Urban Agriculture in Leeds, UK
Part 7 of Helen Eva Babbs’ series for Kitchen Garden about urban agriculture
By Helen Eva Babbs
July 28, 2012
Also on the outskirts of the city, Bardon Grange was once a manor house and is now a university hall of residence. Here another vegetable garden sits inside old walls. Students often have a bad reputation when it comes to food, but the University of Leeds’ community growing project here proves that some can get very excited about salad.
“There was lots of interest from students but it was clear that they wanted training and support, not just to be let loose with some land” explains Lizzie Fellows, project coordinator. “We run a few formal workshops a year, plus weekly informal gardening sessions, and we have a paid grower who works two days a week.”
“There’s no commitment required – people can just turn up and be as involved as they like. We do offer £5 annual membership, which builds a sense of ownership. Sometimes it’s quite hard to persuade people to take the produce, but we can rely on our regular volunteers both to work and eat!”
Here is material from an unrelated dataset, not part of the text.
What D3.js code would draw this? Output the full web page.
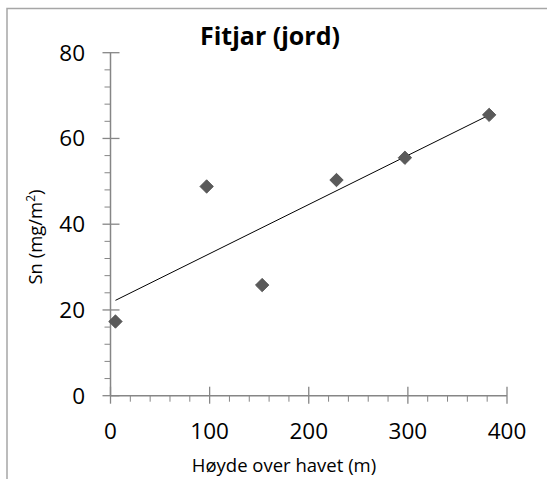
<!DOCTYPE html>
<html>
<head>
<meta charset="utf-8">
<script src="https://cdn.jsdelivr.net/npm/d3@7"></script>
<style>
  html, body { margin: 0; padding: 0; background: #fff; }
  svg { display: block; }
  text { font-family: "Open Sans", "Noto Sans", sans-serif; fill: #000; }
</style>
</head>
<body>
<svg id="chart" width="547" height="479"></svg>
<script>
// Elevation above sea level (m) and tin deposition in soil (mg/m²), Fitjar
const heights = [5, 97, 153, 228, 297, 382];
const tin = [17.3, 48.8, 25.8, 50.3, 55.5, 65.5];
const xTicks = [0, 100, 200, 300, 400];
const yTicks = [0, 20, 40, 60, 80];
const title = "Fitjar (jord)";
const xTitle = "Høyde over havet (m)";

const svg = d3.select("#chart");
const axisColor = "#868686";

// chart frame (top and left edges visible)
svg.append("path")
  .attr("d", "M7,479 V8.5 H547")
  .attr("fill", "none")
  .attr("stroke", "#a6a6a6")
  .attr("stroke-width", 1.5);

const x = d3.scaleLinear().domain([0, 400]).range([110.5, 507]);
const y = d3.scaleLinear().domain([0, 80]).range([395.7, 52.7]);

// minor ticks
const xMinor = d3.range(0, 401, 20).filter(v => v % 100 !== 0);
const yMinor = d3.range(0, 81, 4).filter(v => v % 20 !== 0);

const g = svg.append("g");
g.selectAll(".xminor").data(xMinor).join("line")
  .attr("x1", d => x(d)).attr("x2", d => x(d))
  .attr("y1", y(0)).attr("y2", y(0) + 6)
  .attr("stroke", axisColor).attr("stroke-width", 1);
g.selectAll(".yminor").data(yMinor).join("line")
  .attr("x1", x(0) - 6).attr("x2", x(0))
  .attr("y1", d => y(d)).attr("y2", d => y(d))
  .attr("stroke", axisColor).attr("stroke-width", 1);

// major ticks crossing the axes
g.selectAll(".xmajor").data(xTicks).join("line")
  .attr("x1", d => x(d)).attr("x2", d => x(d))
  .attr("y1", y(0) - 9).attr("y2", y(0) + 8)
  .attr("stroke", axisColor).attr("stroke-width", 1.3);
g.selectAll(".ymajor").data(yTicks).join("line")
  .attr("x1", x(0) - 8).attr("x2", x(0) + 9)
  .attr("y1", d => y(d)).attr("y2", d => y(d))
  .attr("stroke", axisColor).attr("stroke-width", 1.3);

// axis lines
g.append("line").attr("x1", x(0)).attr("x2", x(400)).attr("y1", y(0)).attr("y2", y(0))
  .attr("stroke", axisColor).attr("stroke-width", 1.5);
g.append("line").attr("x1", x(0)).attr("x2", x(0)).attr("y1", y(0)).attr("y2", y(80))
  .attr("stroke", axisColor).attr("stroke-width", 1.5);

// tick labels
g.selectAll(".xlab").data(xTicks).join("text")
  .attr("x", d => x(d)).attr("y", 438.5)
  .attr("text-anchor", "middle")
  .attr("font-size", 22.5)
  .text(d => d);
g.selectAll(".ylab").data(yTicks).join("text")
  .attr("x", 85).attr("y", d => y(d) + 7.8)
  .attr("text-anchor", "end")
  .attr("font-size", 22.5)
  .text(d => d);

// linear trendline (least squares)
const n = heights.length;
const mx = d3.mean(heights), my = d3.mean(tin);
let sxy = 0, sxx = 0;
for (let i = 0; i < n; i++) {
  sxy += (heights[i] - mx) * (tin[i] - my);
  sxx += (heights[i] - mx) ** 2;
}
const slope = sxy / sxx, intercept = my - slope * mx;
const x0 = d3.min(heights), x1 = d3.max(heights);
svg.append("line")
  .attr("x1", x(x0)).attr("y1", y(intercept + slope * x0))
  .attr("x2", x(x1)).attr("y2", y(intercept + slope * x1))
  .attr("stroke", "#000").attr("stroke-width", 1);

// diamond markers
svg.selectAll(".pt").data(heights.map((h, i) => [h, tin[i]])).join("path")
  .attr("d", d3.symbol().type(d3.symbolSquare).size(90)())
  .attr("transform", d => `translate(${x(d[0])},${y(d[1])}) rotate(45)`)
  .attr("fill", "#5a5a5a")
  .attr("stroke", "#505050")
  .attr("stroke-width", 0.8);

// titles
svg.append("text").attr("x", 270).attr("y", 44.5)
  .attr("text-anchor", "middle").attr("font-size", 25).attr("font-weight", "bold")
  .text(title);
svg.append("text").attr("x", 284).attr("y", 471.5)
  .attr("text-anchor", "middle").attr("font-size", 18.5)
  .text(xTitle);
const yt = svg.append("text")
  .attr("transform", "translate(41.5,237) rotate(-90)")
  .attr("text-anchor", "middle").attr("font-size", 18.5);
yt.append("tspan").text("Sn (mg/m");
yt.append("tspan").attr("font-size", 12).attr("dy", -7).text("2");
yt.append("tspan").attr("dy", 7).text(")");
</script>
</body>
</html>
The Bardon Grange Project is neither insular nor completely reliant on funding. “The idea is that the project also benefits the wider community and helps with cohesion between students and non-students” says Lizzie.
“We sell plants and run sessions with schools and community groups, which both bring in an income. There’s a compost pile that people can help themselves to, in exchange for a donation. We also sell bags of salad and herbs at the Student Union and in a shop in Headingley, and we sell loose salad to the student refectory.”